DATA LINES:
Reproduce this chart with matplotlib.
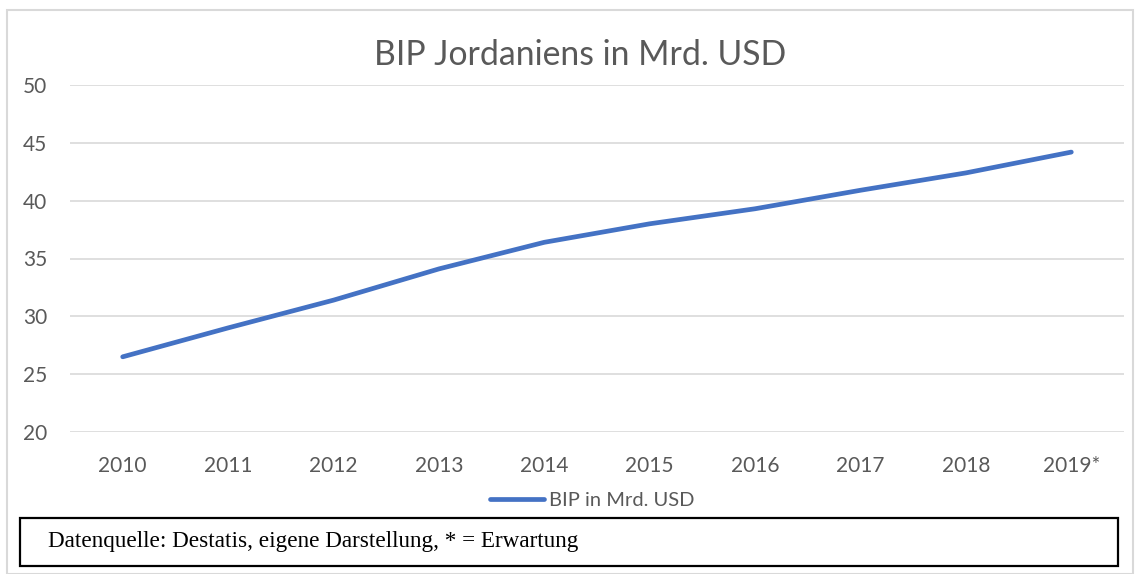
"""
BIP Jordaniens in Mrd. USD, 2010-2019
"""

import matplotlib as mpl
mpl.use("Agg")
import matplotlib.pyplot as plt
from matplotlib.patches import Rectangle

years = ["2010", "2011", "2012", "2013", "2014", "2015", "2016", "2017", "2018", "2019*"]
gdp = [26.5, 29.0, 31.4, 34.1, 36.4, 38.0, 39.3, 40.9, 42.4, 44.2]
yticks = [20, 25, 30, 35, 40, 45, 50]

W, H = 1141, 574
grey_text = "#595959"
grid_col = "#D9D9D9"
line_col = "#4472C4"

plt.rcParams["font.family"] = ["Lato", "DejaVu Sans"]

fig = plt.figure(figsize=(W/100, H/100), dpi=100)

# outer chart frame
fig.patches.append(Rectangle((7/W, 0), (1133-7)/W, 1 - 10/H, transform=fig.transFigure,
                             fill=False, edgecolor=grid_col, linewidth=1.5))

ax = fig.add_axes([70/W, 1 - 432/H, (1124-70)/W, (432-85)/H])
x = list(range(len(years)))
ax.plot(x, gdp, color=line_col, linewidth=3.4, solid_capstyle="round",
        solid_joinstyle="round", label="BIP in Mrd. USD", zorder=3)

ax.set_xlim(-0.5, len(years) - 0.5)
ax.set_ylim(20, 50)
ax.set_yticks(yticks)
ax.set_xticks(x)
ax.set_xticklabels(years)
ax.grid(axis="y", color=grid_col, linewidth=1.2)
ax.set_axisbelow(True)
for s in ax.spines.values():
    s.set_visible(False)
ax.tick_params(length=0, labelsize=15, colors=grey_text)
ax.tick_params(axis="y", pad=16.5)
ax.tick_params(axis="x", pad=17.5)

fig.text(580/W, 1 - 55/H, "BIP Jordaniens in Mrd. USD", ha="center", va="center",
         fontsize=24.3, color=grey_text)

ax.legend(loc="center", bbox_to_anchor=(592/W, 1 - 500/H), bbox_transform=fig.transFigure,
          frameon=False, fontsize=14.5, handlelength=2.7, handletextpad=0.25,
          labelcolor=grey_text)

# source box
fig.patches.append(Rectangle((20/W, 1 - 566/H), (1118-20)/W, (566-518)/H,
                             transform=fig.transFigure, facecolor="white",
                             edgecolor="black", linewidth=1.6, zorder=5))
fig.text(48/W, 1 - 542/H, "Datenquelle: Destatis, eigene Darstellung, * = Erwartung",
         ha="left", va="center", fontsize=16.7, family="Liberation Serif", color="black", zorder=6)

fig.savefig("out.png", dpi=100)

THE TASK:
Write out the material above once more, exactly as it reads, with no pictures.

ANSWER BELOW:
Reproduce this chart with matplotlib.
"""
BIP Jordaniens in Mrd. USD, 2010-2019
"""

import matplotlib as mpl
mpl.use("Agg")
import matplotlib.pyplot as plt
from matplotlib.patches import Rectangle

years = ["2010", "2011", "2012", "2013", "2014", "2015", "2016", "2017", "2018", "2019*"]
gdp = [26.5, 29.0, 31.4, 34.1, 36.4, 38.0, 39.3, 40.9, 42.4, 44.2]
yticks = [20, 25, 30, 35, 40, 45, 50]

W, H = 1141, 574
grey_text = "#595959"
grid_col = "#D9D9D9"
line_col = "#4472C4"

plt.rcParams["font.family"] = ["Lato", "DejaVu Sans"]

fig = plt.figure(figsize=(W/100, H/100), dpi=100)

# outer chart frame
fig.patches.append(Rectangle((7/W, 0), (1133-7)/W, 1 - 10/H, transform=fig.transFigure,
                             fill=False, edgecolor=grid_col, linewidth=1.5))

ax = fig.add_axes([70/W, 1 - 432/H, (1124-70)/W, (432-85)/H])
x = list(range(len(years)))
ax.plot(x, gdp, color=line_col, linewidth=3.4, solid_capstyle="round",
        solid_joinstyle="round", label="BIP in Mrd. USD", zorder=3)

ax.set_xlim(-0.5, len(years) - 0.5)
ax.set_ylim(20, 50)
ax.set_yticks(yticks)
ax.set_xticks(x)
ax.set_xticklabels(years)
ax.grid(axis="y", color=grid_col, linewidth=1.2)
ax.set_axisbelow(True)
for s in ax.spines.values():
    s.set_visible(False)
ax.tick_params(length=0, labelsize=15, colors=grey_text)
ax.tick_params(axis="y", pad=16.5)
ax.tick_params(axis="x", pad=17.5)

fig.text(580/W, 1 - 55/H, "BIP Jordaniens in Mrd. USD", ha="center", va="center",
         fontsize=24.3, color=grey_text)

ax.legend(loc="center", bbox_to_anchor=(592/W, 1 - 500/H), bbox_transform=fig.transFigure,
          frameon=False, fontsize=14.5, handlelength=2.7, handletextpad=0.25,
          labelcolor=grey_text)

# source box
fig.patches.append(Rectangle((20/W, 1 - 566/H), (1118-20)/W, (566-518)/H,
                             transform=fig.transFigure, facecolor="white",
                             edgecolor="black", linewidth=1.6, zorder=5))
fig.text(48/W, 1 - 542/H, "Datenquelle: Destatis, eigene Darstellung, * = Erwartung",
         ha="left", va="center", fontsize=16.7, family="Liberation Serif", color="black", zorder=6)

fig.savefig("out.png", dpi=100)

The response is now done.